(Source code of charts)
____________________

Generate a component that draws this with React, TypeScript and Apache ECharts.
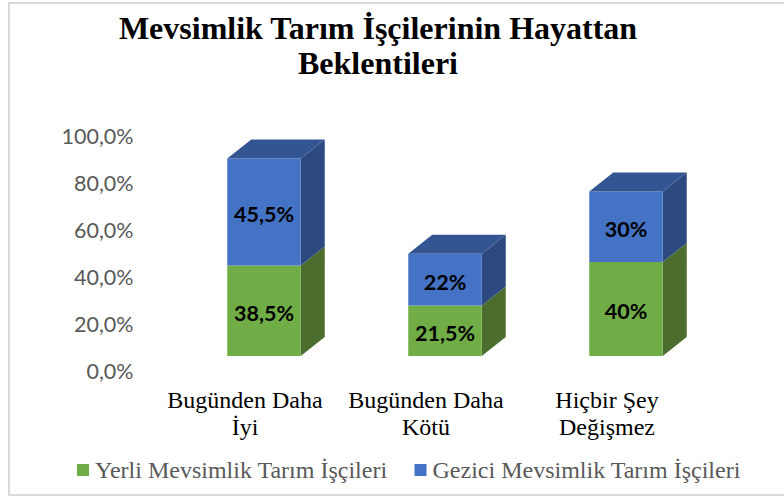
import React, { useEffect, useRef } from "react";
import * as echarts from "echarts";

const titleText = "Mevsimlik Tarım İşçilerinin Hayattan\nBeklentileri";
const categories = ["Bugünden Daha\nİyi", "Bugünden Daha\nKötü", "Hiçbir Şey\nDeğişmez"];
const yerli = [38.5, 21.5, 40];
const gezici = [45.5, 22, 30];
const yerliLabels = ["38,5%", "21,5%", "40%"];
const geziciLabels = ["45,5%", "22%", "30%"];

const SHIFT_X = 19;
const SHIFT_Y = -15;
const DEPTH_X = 24;
const DEPTH_Y = -19;

function makeRender(labels: string[], front: string, side: string, top: string | null) {
  return (params: any, api: any) => {
    const idx = api.value(0);
    const low = api.coord([idx, api.value(1)]);
    const high = api.coord([idx, api.value(2)]);
    const w = api.size([1, 0])[0] * 0.406;
    const x0 = low[0] + SHIFT_X - w / 2;
    const x1 = x0 + w;
    const y0 = low[1] + SHIFT_Y;
    const y1 = high[1] + SHIFT_Y;
    const children: any[] = [
      {
        type: "polygon",
        shape: { points: [[x1, y0], [x1 + DEPTH_X, y0 + DEPTH_Y], [x1 + DEPTH_X, y1 + DEPTH_Y], [x1, y1]] },
        style: { fill: side },
      },
      {
        type: "rect",
        shape: { x: x0, y: y1, width: w, height: y0 - y1 },
        style: { fill: front },
      },
    ];
    if (top) {
      children.push({
        type: "polygon",
        shape: { points: [[x0, y1], [x0 + DEPTH_X, y1 + DEPTH_Y], [x1 + DEPTH_X, y1 + DEPTH_Y], [x1, y1]] },
        style: { fill: top },
      });
    }
    children.push({
      type: "text",
      style: {
        text: labels[idx],
        x: (x0 + x1) / 2,
        y: (y0 + y1) / 2 + 2,
        align: "center",
        verticalAlign: "middle",
        font: 'bold 21.5px Lato',
        fill: "#000000",
      },
    });
    return { type: "group", children };
  };
}

export default function App() {
  const ref = useRef<HTMLDivElement>(null);
  useEffect(() => {
    const chart = echarts.init(ref.current!, undefined, { renderer: "svg" });
    chart.setOption({
      animation: false,
      backgroundColor: "#ffffff",
      title: {
        text: titleText,
        left: 373,
        top: 5,
        textAlign: "center",
        textStyle: {
          fontFamily: "Liberation Serif",
          fontWeight: "bold",
          fontSize: 32,
          lineHeight: 35,
          color: "#000000",
        },
      },
      legend: {
        left: 72,
        top: 453,
        itemWidth: 12,
        itemHeight: 12,
        itemGap: 27,
        icon: "rect",
        textStyle: {
          fontFamily: "Liberation Serif",
          fontSize: 24,
          color: "#595959",
          padding: [0, 0, 0, 1],
        },
        data: ["Yerli Mevsimlik Tarım İşçileri", "Gezici Mevsimlik Tarım İşçileri"],
      },
      grid: { left: 154.5, width: 543, top: 136, height: 235, containLabel: false },
      xAxis: {
        type: "category",
        data: categories,
        axisLine: { show: false },
        axisTick: { show: false },
        axisLabel: {
          interval: 0,
          margin: 15,
          fontFamily: "Liberation Serif",
          fontSize: 24,
          lineHeight: 27,
          color: "#000000",
        },
      },
      yAxis: {
        type: "value",
        min: 0,
        max: 100,
        interval: 20,
        axisLine: { show: false },
        axisTick: { show: false },
        splitLine: { show: false },
        axisLabel: {
          margin: 21,
          fontFamily: "Lato",
          fontSize: 21.5,
          color: "#595959",
          formatter: (v: number) => v.toFixed(1).replace(".", ",") + "%",
        },
      },
      graphic: [
        {
          type: "rect",
          z: -1,
          shape: { x: 9, y: 3, width: 790, height: 492 },
          style: { fill: "none", stroke: "#d9d9d9", lineWidth: 2 },
        },
      ],
      series: [
        {
          type: "custom",
          name: "Yerli Mevsimlik Tarım İşçileri",
          itemStyle: { color: "#70AD47" },
          renderItem: makeRender(yerliLabels, "#70AD47", "#4B6E2F", null),
          encode: { x: 0, y: [1, 2] },
          data: categories.map((_, i) => [i, 0, yerli[i]]),
        },
        {
          type: "custom",
          name: "Gezici Mevsimlik Tarım İşçileri",
          itemStyle: { color: "#4472C4" },
          renderItem: makeRender(geziciLabels, "#4472C4", "#2C4A80", "#335692"),
          encode: { x: 0, y: [1, 2] },
          data: categories.map((_, i) => [i, yerli[i], yerli[i] + gezici[i]]),
        },
      ],
    });
    return () => chart.dispose();
  }, []);
  return (
    <div
      ref={ref}
      style={{ position: "fixed", left: 0, top: 0, width: 784, height: 498 }}
    />
  );
}
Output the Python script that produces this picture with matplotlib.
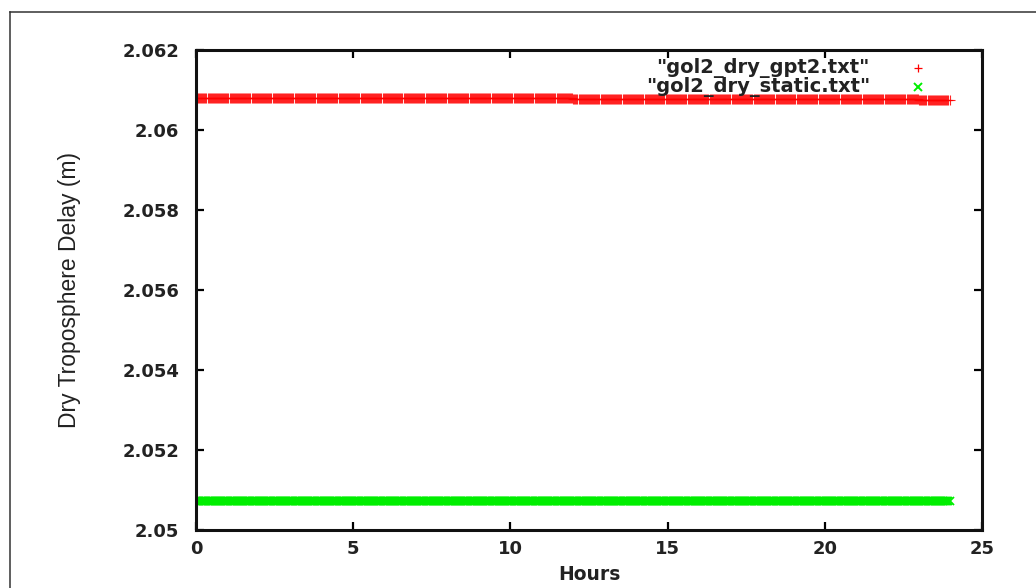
import numpy as np
import matplotlib
matplotlib.use("Agg")
import matplotlib.pyplot as plt
from matplotlib.lines import Line2D

# Hourly dry tropospheric delay (m) at station GOL2, two models
hours_of_day = list(range(24))
gpt2_delay = [2.06080, 2.06080, 2.06080, 2.06080, 2.06080, 2.06080,
              2.06079, 2.06079, 2.06079, 2.06079, 2.06079, 2.06079,
              2.06078, 2.06078, 2.06078, 2.06078, 2.06078, 2.06078,
              2.06077, 2.06077, 2.06077, 2.06077, 2.06077, 2.06076]
static_delay = [2.050725] * 24

series_labels = ['"gol2_dry_gpt2.txt"', '"gol2_dry_static.txt"']
x_ticks = [0, 5, 10, 15, 20, 25]
y_ticks = [2.050, 2.052, 2.054, 2.056, 2.058, 2.060, 2.062]
y_tick_labels = ["2.05", "2.052", "2.054", "2.056", "2.058", "2.06", "2.062"]

# 2-minute epochs within each hour
epochs_per_hour = 30
t = np.arange(24 * epochs_per_hour) / epochs_per_hour
gpt2_epochs = np.repeat(gpt2_delay, epochs_per_hour)
static_epochs = np.repeat(static_delay, epochs_per_hour)

fig = plt.figure(figsize=(10.36, 5.88), dpi=100)
ax = fig.add_axes([196 / 1036, 58 / 588, 786 / 1036, 480 / 588])

red = "#ff0000"
green = "#00ee00"
l1, = ax.plot(t, gpt2_epochs, linestyle="none", marker="+", color=red,
              markersize=6.5, markeredgewidth=0.8, alpha=0.85)
l2, = ax.plot(t, static_epochs, linestyle="none", marker="x", color=green,
              markersize=6, markeredgewidth=1.3)
l1.set_snap(False)
l2.set_snap(False)

ax.set_xlim(0, 25)
ax.set_ylim(2.05, 2.062)
ax.set_xticks(x_ticks)
ax.set_yticks(y_ticks)
ax.set_yticklabels(y_tick_labels)

for lab in ax.get_xticklabels() + ax.get_yticklabels():
    lab.set_fontfamily("DejaVu Sans")
    lab.set_fontweight("bold")
    lab.set_fontsize(13)

ax.tick_params(direction="in", length=6, width=1.6, top=True, right=True,
               labelcolor="#222222")
ax.tick_params(axis="x", pad=7)
ax.tick_params(axis="y", pad=12)
for sp in ax.spines.values():
    sp.set_linewidth(2.2)
    sp.set_color("#111111")

ax.set_xlabel("Hours", family="DejaVu Sans", weight="bold", size=13.5,
              labelpad=5, color="#222222")
ax.set_ylabel("Dry Troposphere Delay (m)", family="Liberation Sans",
              size=16.5, labelpad=30, color="#222222")

# Key in the upper right corner: right-aligned labels, marker after
key_rows = [(0.9625, "+", red, 6, 0.9), (0.923, "x", green, 5.5, 1.4)]
for (yk, mk, col, ms, mew), label in zip(key_rows, series_labels):
    ax.text(0.8575, yk, label, transform=ax.transAxes, ha="right",
            va="center", family="DejaVu Sans", weight="bold", size=14,
            color="#222222")
    ax.plot([0.9186], [yk], transform=ax.transAxes, linestyle="none",
            marker=mk, color=col, markersize=ms, markeredgewidth=mew,
            clip_on=False)

# Outer frame around the figure
fig.add_artist(Line2D([10 / 1036, 1.0], [1 - 12 / 588, 1 - 12 / 588],
                      transform=fig.transFigure, color="#333333", lw=1.1))
fig.add_artist(Line2D([10 / 1036, 10 / 1036], [0.0, 1 - 12 / 588],
                      transform=fig.transFigure, color="#333333", lw=1.1))

fig.savefig("out.png", dpi=100)
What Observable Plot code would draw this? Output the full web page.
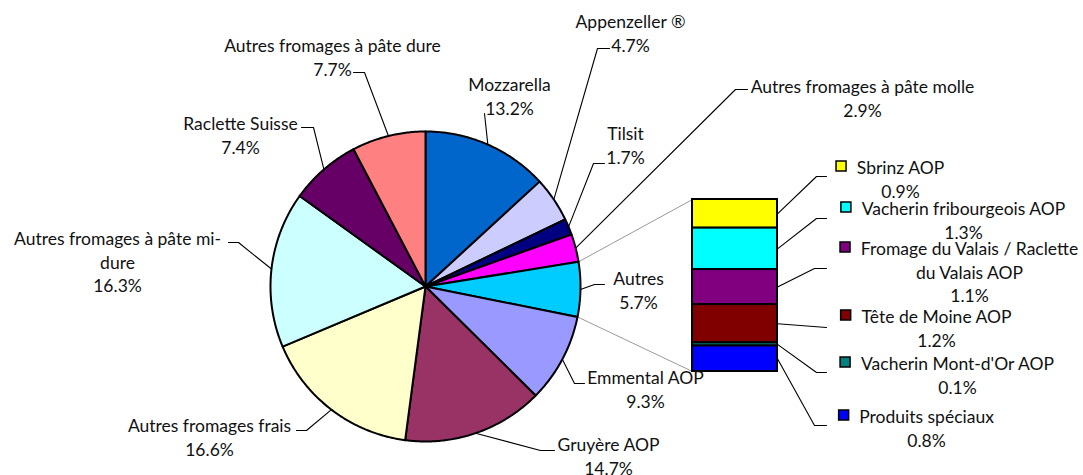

____________________

> _YOUR INSTRUCTIONS_: Provide only the count of lines in the data above that include the string "this".

> _RESPONSE TO THE TASK_: 3